Based on old research (Levine, 1979) many (but not all) placebo effects in pain appear to be mediated by endogenous opioids,which I would take to mean that they are pretty naturally mediated by the brain, and so its a physical phenomenon. Many people do go a bit crazy with the woo around it though, I do agree.

Funny that this came up today, when I'm currently finalising a hopefully final draft of my thesis on the placebo (PROTIP: never, ever leave your university before submitting a PhD, it tends to go badly).

Are you posting your thesis online? I'd like to have a look.
Its on Github, in a private repository. When I'm finished, I plan to make the repository public (which is probably going to be embarrassing).
Suppose that by "placebo effect", we really are identifying a marker for something like "experimenter effect" or "physician effect" and only on subjective end-points.

I believe it would still be correct, and of practical value, to say that the placebo effect is real. Prescribing someone a placebo results in them receiving the experimenter/physician effect - they subjectively report feeling better - that's a good thing.

The problem with "they subjectively report feeling better" is that sometimes the people "lie" voluntary or involuntary. Perhaps they don't feel better but want to make the experimenter happy. Perhaps they don't feel better but wish to feel better. Too much possible sources of confusion.

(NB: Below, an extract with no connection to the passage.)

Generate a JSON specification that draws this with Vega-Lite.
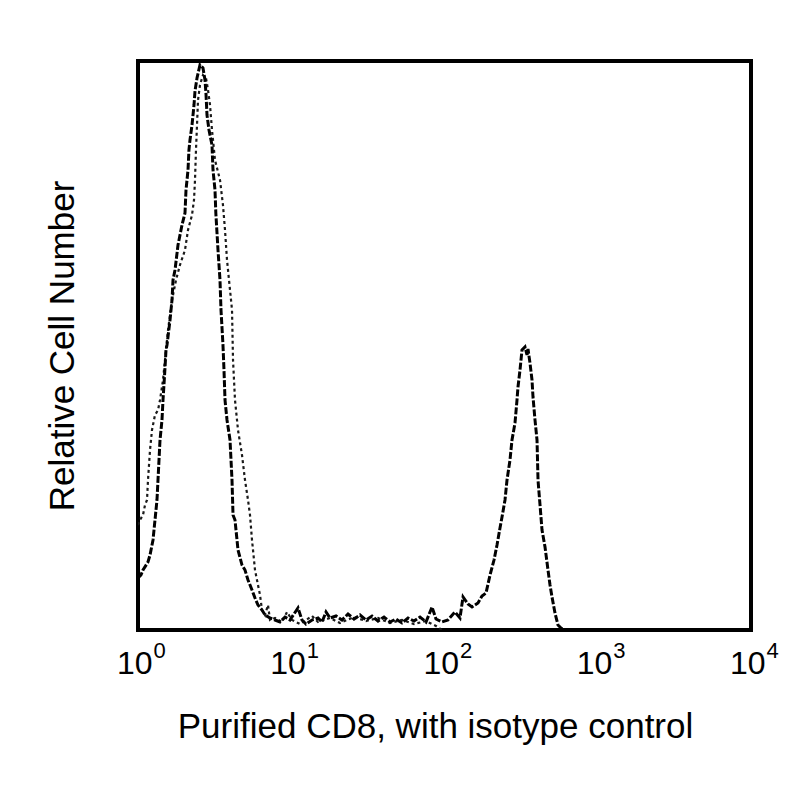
{
  "$schema": "https://vega.github.io/schema/vega-lite/v6.json",
  "width": 613,
  "height": 569,
  "autosize": {"type": "none"},
  "padding": {"left": 138, "top": 61, "right": 49, "bottom": 170},
  "background": "white",
  "config": {
    "view": {"stroke": "black", "strokeWidth": 4},
    "font": "Liberation Sans"
  },
  "datasets": {
    "cd8": [
      {"x": 1.000, "y": 9.14}, {"x": 1.046, "y": 9.67}, {"x": 1.078, "y": 10.54}, {"x": 1.162, "y": 11.95},
      {"x": 1.198, "y": 13.18}, {"x": 1.253, "y": 15.82}, {"x": 1.291, "y": 19.33}, {"x": 1.330, "y": 22.85},
      {"x": 1.392, "y": 33.39}, {"x": 1.434, "y": 36.91}, {"x": 1.456, "y": 40.42}, {"x": 1.50, "y": 46.0},
      {"x": 1.523, "y": 49.21}, {"x": 1.546, "y": 50.09}, {"x": 1.618, "y": 54.48}, {"x": 1.667, "y": 58.00},
      {"x": 1.692, "y": 61.51}, {"x": 1.744, "y": 63.27}, {"x": 1.824, "y": 67.66}, {"x": 1.937, "y": 71.18},
      {"x": 2.026, "y": 73.29}, {"x": 2.057, "y": 77.33}, {"x": 2.120, "y": 80.84}, {"x": 2.150, "y": 84.36},
      {"x": 2.184, "y": 86.12}, {"x": 2.251, "y": 88.75}, {"x": 2.320, "y": 92.27}, {"x": 2.355, "y": 94.73},
      {"x": 2.427, "y": 97.01}, {"x": 2.538, "y": 99.30}, {"x": 2.655, "y": 98.77}, {"x": 2.736, "y": 96.66},
      {"x": 2.778, "y": 94.20}, {"x": 2.820, "y": 90.51}, {"x": 2.906, "y": 87.87}, {"x": 3.040, "y": 85.24},
      {"x": 3.086, "y": 80.84}, {"x": 3.180, "y": 77.33}, {"x": 3.220, "y": 73.29}, {"x": 3.327, "y": 66.78},
      {"x": 3.428, "y": 61.51}, {"x": 3.480, "y": 56.24}, {"x": 3.585, "y": 50.09}, {"x": 3.640, "y": 45.69},
      {"x": 3.696, "y": 40.42}, {"x": 3.809, "y": 36.91}, {"x": 3.985, "y": 33.39}, {"x": 4.106, "y": 26.36},
      {"x": 4.169, "y": 20.21}, {"x": 4.295, "y": 19.33}, {"x": 4.426, "y": 15.82}, {"x": 4.493, "y": 14.06},
      {"x": 4.771, "y": 11.42}, {"x": 4.991, "y": 10.54}, {"x": 5.222, "y": 8.79}, {"x": 5.545, "y": 7.03},
      {"x": 5.800, "y": 5.62}, {"x": 6.067, "y": 4.39}, {"x": 6.445, "y": 3.51}, {"x": 6.742, "y": 2.64},
      {"x": 7.267, "y": 2.11}, {"x": 7.834, "y": 1.76}, {"x": 8.445, "y": 1.41}, {"x": 9.104, "y": 2.28},
      {"x": 9.813, "y": 1.76}, {"x": 11.07, "y": 3.87}, {"x": 11.75, "y": 1.76}, {"x": 12.48, "y": 1.05},
      {"x": 13.66, "y": 1.76}, {"x": 14.95, "y": 2.11}, {"x": 15.87, "y": 1.41}, {"x": 16.86, "y": 3.16},
      {"x": 17.90, "y": 2.11}, {"x": 19.59, "y": 2.46}, {"x": 21.44, "y": 1.76}, {"x": 23.46, "y": 2.81},
      {"x": 25.67, "y": 1.93}, {"x": 28.09, "y": 2.64}, {"x": 30.74, "y": 1.76}, {"x": 33.65, "y": 2.46},
      {"x": 36.82, "y": 1.58}, {"x": 40.29, "y": 2.28}, {"x": 44.10, "y": 1.41}, {"x": 48.26, "y": 1.93},
      {"x": 52.81, "y": 1.23}, {"x": 57.79, "y": 2.11}, {"x": 63.24, "y": 1.58}, {"x": 69.21, "y": 2.28},
      {"x": 75.73, "y": 1.41}, {"x": 82.88, "y": 4.04}, {"x": 88.01, "y": 1.93}, {"x": 96.31, "y": 1.41},
      {"x": 105.4, "y": 1.76}, {"x": 117.1, "y": 3.16}, {"x": 126.2, "y": 2.11}, {"x": 132.1, "y": 5.80},
      {"x": 142.3, "y": 4.57}, {"x": 151.2, "y": 4.04}, {"x": 165.4, "y": 4.75}, {"x": 175.7, "y": 5.98},
      {"x": 186.6, "y": 6.50}, {"x": 198.2, "y": 9.67}, {"x": 210.4, "y": 12.30}, {"x": 220.1, "y": 14.94},
      {"x": 230.2, "y": 17.93}, {"x": 237.3, "y": 19.86}, {"x": 248.2, "y": 22.85}, {"x": 255.8, "y": 26.36},
      {"x": 267.5, "y": 29.88}, {"x": 275.7, "y": 33.39}, {"x": 288.4, "y": 36.38}, {"x": 297.2, "y": 40.42},
      {"x": 301.7, "y": 42.71}, {"x": 310.9, "y": 45.69}, {"x": 320.4, "y": 49.21}, {"x": 335.2, "y": 49.74},
      {"x": 345.5, "y": 48.33}, {"x": 350.6, "y": 49.38}, {"x": 361.3, "y": 46.92}, {"x": 372.4, "y": 43.94},
      {"x": 378.0, "y": 40.95}, {"x": 389.5, "y": 36.91}, {"x": 401.5, "y": 33.39}, {"x": 407.6, "y": 26.36},
      {"x": 420.0, "y": 21.97}, {"x": 432.8, "y": 17.57}, {"x": 452.8, "y": 14.59}, {"x": 473.6, "y": 10.54},
      {"x": 488.1, "y": 7.91}, {"x": 502.9, "y": 5.80}, {"x": 526.0, "y": 2.99}, {"x": 550.3, "y": 0.88},
      {"x": 575.6, "y": 0.35}, {"x": 611.4, "y": 0}
    ],
    "iso": [
      {"x": 1.000, "y": 18.45}, {"x": 1.030, "y": 19.33}, {"x": 1.078, "y": 20.21}, {"x": 1.111, "y": 21.97},
      {"x": 1.145, "y": 22.85}, {"x": 1.162, "y": 26.36}, {"x": 1.198, "y": 31.63}, {"x": 1.234, "y": 35.15},
      {"x": 1.291, "y": 37.79}, {"x": 1.351, "y": 38.66}, {"x": 1.392, "y": 40.42}, {"x": 1.456, "y": 43.94},
      {"x": 1.523, "y": 49.21}, {"x": 1.570, "y": 52.72}, {"x": 1.667, "y": 58.00}, {"x": 1.770, "y": 61.51},
      {"x": 1.879, "y": 64.15}, {"x": 2.026, "y": 66.78}, {"x": 2.120, "y": 70.30}, {"x": 2.251, "y": 72.93},
      {"x": 2.320, "y": 75.57}, {"x": 2.355, "y": 79.09}, {"x": 2.390, "y": 84.36}, {"x": 2.427, "y": 88.75},
      {"x": 2.464, "y": 93.15}, {"x": 2.538, "y": 95.78}, {"x": 2.655, "y": 97.54}, {"x": 2.778, "y": 97.01},
      {"x": 2.863, "y": 94.90}, {"x": 2.950, "y": 92.27}, {"x": 3.040, "y": 87.87}, {"x": 3.180, "y": 82.60},
      {"x": 3.428, "y": 79.09}, {"x": 3.585, "y": 74.69}, {"x": 3.696, "y": 70.30}, {"x": 3.809, "y": 65.03},
      {"x": 3.985, "y": 59.75}, {"x": 4.106, "y": 56.24}, {"x": 4.169, "y": 47.45}, {"x": 4.295, "y": 40.42},
      {"x": 4.493, "y": 35.15}, {"x": 4.771, "y": 30.76}, {"x": 4.991, "y": 26.36}, {"x": 5.222, "y": 22.85},
      {"x": 5.381, "y": 20.21}, {"x": 5.545, "y": 15.82}, {"x": 5.800, "y": 10.54}, {"x": 6.067, "y": 7.91},
      {"x": 6.254, "y": 6.15}, {"x": 6.445, "y": 3.51}, {"x": 6.742, "y": 2.64}, {"x": 7.052, "y": 4.39},
      {"x": 7.267, "y": 1.76}, {"x": 7.834, "y": 2.11}, {"x": 8.704, "y": 1.41}, {"x": 9.382, "y": 3.16},
      {"x": 10.11, "y": 1.76}, {"x": 11.40, "y": 1.05}, {"x": 12.48, "y": 1.76}, {"x": 13.66, "y": 2.46},
      {"x": 14.95, "y": 1.41}, {"x": 17.90, "y": 2.11}, {"x": 20.80, "y": 1.23}, {"x": 25.67, "y": 2.28},
      {"x": 30.74, "y": 1.58}, {"x": 36.82, "y": 2.11}, {"x": 44.10, "y": 1.23}, {"x": 52.81, "y": 1.76},
      {"x": 63.24, "y": 1.05}, {"x": 75.73, "y": 1.58}, {"x": 88.01, "y": 0.70}, {"x": 96.31, "y": 0}
    ]
  },
  "layer": [
    {
      "data": {"name": "iso"},
      "mark": {"type": "line", "color": "#1a1a1a", "strokeWidth": 2.2, "strokeDash": [3, 3], "clip": true},
      "encoding": {
        "x": {
          "field": "x", "type": "quantitative",
          "scale": {"type": "log", "domain": [1, 10000]},
          "axis": {
            "orient": "bottom", "values": [1, 10, 100, 1000, 10000],
            "labelExpr": "'' + round(log(datum.value) / LN10)",
            "labelFontSize": 22, "labelColor": "black", "labelAlign": "left", "labelOffset": 15, "labelPadding": 10,
            "labelFlush": false, "labelOverlap": false, "labelBound": false,
            "ticks": false, "domain": false, "grid": false, "title": null
          }
        },
        "y": {
          "field": "y", "type": "quantitative",
          "scale": {"domain": [0, 100]},
          "axis": {
            "labels": false, "ticks": false, "domain": false, "grid": false,
            "title": "Relative Cell Number", "titleFontSize": 35, "titleFontWeight": "normal",
            "titleColor": "black", "titlePadding": 58
          }
        }
      }
    },
    {
      "data": {"name": "cd8"},
      "mark": {"type": "line", "color": "black", "strokeWidth": 3, "strokeDash": [7, 2], "clip": true},
      "encoding": {
        "x": {
          "field": "x", "type": "quantitative",
          "scale": {"type": "log", "domain": [1, 10000]},
          "axis": {
            "orient": "bottom", "values": [1, 10, 100, 1000, 10000],
            "labelExpr": "'10'",
            "labelFontSize": 32, "labelColor": "black", "labelAlign": "right", "labelOffset": 14, "labelPadding": 18,
            "labelFlush": false, "labelOverlap": false, "labelBound": false,
            "ticks": false, "domain": false, "grid": false,
            "title": "Purified CD8, with isotype control", "titleFontSize": 35, "titleX": 297,
            "titleFontWeight": "normal", "titleColor": "black", "titlePadding": 30
          }
        },
        "y": {"field": "y", "type": "quantitative", "scale": {"domain": [0, 100]}}
      }
    }
  ],
  "resolve": {"axis": {"x": "independent"}}
}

Just using an exaggeration for comparison, if you pay $1000000 to the experiment subject in one arm to say that they fell better, then you will get a very big improvement, but it doesn't mean that they really feel better. This is an exaggeration, but the problem is that there are a lot of more subtle things that can change the self reported feeling.

I don't know how to measure the well feeling in a non subjective way. If I may just made up an inexistent medical device, perhaps I can put a 24hs endorphin measurer to the test subject and look for a difference in the mean concentration.